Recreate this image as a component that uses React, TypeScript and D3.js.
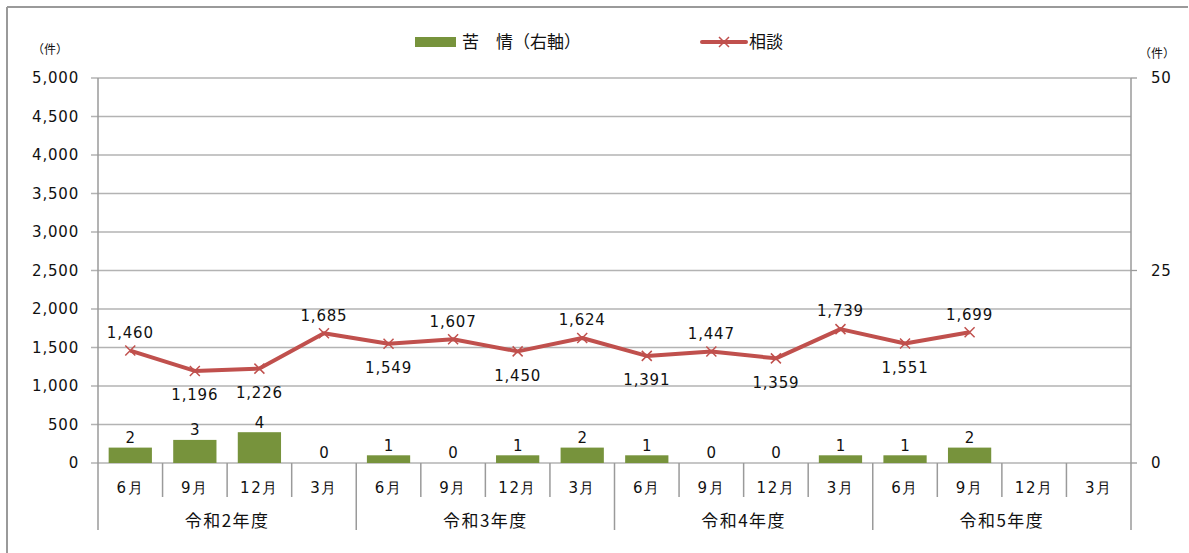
import React from "react";
import * as d3 from "d3";

const months = ["6月", "9月", "12月", "3月", "6月", "9月", "12月", "3月", "6月", "9月", "12月", "3月", "6月", "9月", "12月", "3月"];
const years = ["令和2年度", "令和3年度", "令和4年度", "令和5年度"];
const complaints: (number | null)[] = [2, 3, 4, 0, 1, 0, 1, 2, 1, 0, 0, 1, 1, 2, null, null];
const consultations: (number | null)[] = [1460, 1196, 1226, 1685, 1549, 1607, 1450, 1624, 1391, 1447, 1359, 1739, 1551, 1699, null, null];
const labelAbove = [true, false, false, true, false, true, false, true, false, true, false, true, false, true];
const leftTicks = [0, 500, 1000, 1500, 2000, 2500, 3000, 3500, 4000, 4500, 5000];
const rightTicks = [0, 25, 50];

const W = 1189, H = 553;
const L = 98, R = 1131, T = 78, B = 463;
const FONT = "'DejaVu Sans', Verdana, sans-serif";
const JFONT = "'Noto Sans CJK JP', 'DejaVu Sans', sans-serif";
const GRID = "#b3b3b3";
const AX = "#9a9a9a";
const GREEN = "#77933c";
const RED = "#c0504d";

export default function App() {
  const idx = months.map((_, i) => i);
  const x = d3.scaleBand<number>().domain(idx).range([L, R]).paddingInner(0.33).paddingOuter(0.165);
  const xc = (i: number) => (x(i) as number) + x.bandwidth() / 2;
  const step = (R - L) / months.length;
  const yL = d3.scaleLinear().domain([0, 5000]).range([B, T]);
  const yR = d3.scaleLinear().domain([0, 50]).range([B, T]);
  const fmt = d3.format(",");
  const pts = consultations.map((v, i) => (v == null ? null : [xc(i), yL(v)] as [number, number])).filter(Boolean) as [number, number][];
  const line = d3.line<[number, number]>()(pts) as string;

  return (
    <svg width={W} height={H} style={{ display: "block", position: "absolute", left: 0, top: 0, background: "#fff" }}>
      <line x1={7} y1={7} x2={1188} y2={7} stroke={AX} strokeWidth={2} />
      <line x1={7} y1={7} x2={7} y2={553} stroke={AX} strokeWidth={2} />
      {/* gridlines */}
      {leftTicks.map((t) => (
        <line key={t} x1={L - 7} x2={R} y1={yL(t)} y2={yL(t)} stroke={GRID} strokeWidth={1.3} />
      ))}
      {rightTicks.map((t) => (
        <line key={"r" + t} x1={R} x2={R + 6} y1={yR(t)} y2={yR(t)} stroke={AX} strokeWidth={1.3} />
      ))}
      {/* axes */}
      <line x1={L} x2={L} y1={T} y2={530} stroke={AX} strokeWidth={1.5} />
      <line x1={R} x2={R} y1={T} y2={530} stroke={AX} strokeWidth={1.5} />
      {months.map((_, i) => i > 0 && (
        <line key={"s" + i} x1={L + step * i} x2={L + step * i} y1={B} y2={i % 4 === 0 ? 530 : 497} stroke={AX} strokeWidth={1.5} />
      ))}
      {/* tick labels */}
      {leftTicks.map((t) => (
        <text key={"lt" + t} x={79} y={yL(t)} dy="0.36em" textAnchor="end" fontFamily={FONT} fontSize={15} letterSpacing={0.8} fill="#111">{fmt(t)}</text>
      ))}
      {rightTicks.map((t) => (
        <text key={"rt" + t} x={1151} y={yR(t)} dy="0.36em" textAnchor="start" fontFamily={FONT} fontSize={15} letterSpacing={0.8} fill="#111">{t}</text>
      ))}
      <text x={32} y={54} fontFamily={JFONT} fontSize={12} fill="#111">（件）</text>
      <text x={1139} y={58} fontFamily={JFONT} fontSize={12} fill="#111">（件）</text>
      {/* category labels */}
      {months.map((m, i) => (
        <text key={"m" + i} x={L + step * (i + 0.5)} y={488} dy="0.36em" textAnchor="middle" fontFamily={FONT} fontSize={15} letterSpacing={1.5} fill="#111">{m}</text>
      ))}
      {years.map((yv, k) => (
        <text key={"y" + k} x={L + step * (k * 4 + 2)} y={521} dy="0.36em" textAnchor="middle" fontFamily={JFONT} fontSize={17} letterSpacing={1.5} fill="#111">{yv}</text>
      ))}
      {/* bars */}
      {complaints.map((v, i) => v != null && v > 0 && (
        <rect key={"b" + i} x={x(i)} y={yR(v)} width={x.bandwidth()} height={B - yR(v)} fill={GREEN} />
      ))}
      {complaints.map((v, i) => v != null && (
        <text key={"bl" + i} x={xc(i)} y={yR(v) - 10} dy="0.36em" textAnchor="middle" fontFamily={FONT} fontSize={15} fill="#111">{v}</text>
      ))}
      {/* line */}
      <path d={line} fill="none" stroke={RED} strokeWidth={4} strokeLinejoin="round" />
      {pts.map(([px, py], i) => (
        <path key={"mk" + i} d={`M${px - 5},${py - 5}L${px + 5},${py + 5}M${px - 5},${py + 5}L${px + 5},${py - 5}`} stroke={RED} strokeWidth={1.5} />
      ))}
      {consultations.map((v, i) => v != null && (
        <text key={"ll" + i} x={xc(i)} y={yL(v) + (labelAbove[i] ? -18 : 24)} dy="0.36em" textAnchor="middle" fontFamily={FONT} fontSize={15} letterSpacing={0.8} fill="#111">{fmt(v)}</text>
      ))}
      {/* legend */}
      <rect x={415} y={37} width={41} height={10} fill={GREEN} />
      <text x={462} y={42} dy="0.36em" fontFamily={JFONT} fontSize={17} fill="#111">苦　情（右軸）</text>
      <line x1={702} x2={746} y1={42} y2={42} stroke={RED} strokeWidth={4} strokeLinecap="round" />
      <path d="M719,37L729,47M719,47L729,37" stroke={RED} strokeWidth={1.5} />
      <text x={749} y={42} dy="0.36em" fontFamily={JFONT} fontSize={17} fill="#111">相談</text>
    </svg>
  );
}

- Task requirements
Pictures stay out. Repeat only the lines from the beginning of the data through the line that has "import * as".

- Result
Recreate this image as a component that uses React, TypeScript and D3.js.
import React from "react";
import * as d3 from "d3";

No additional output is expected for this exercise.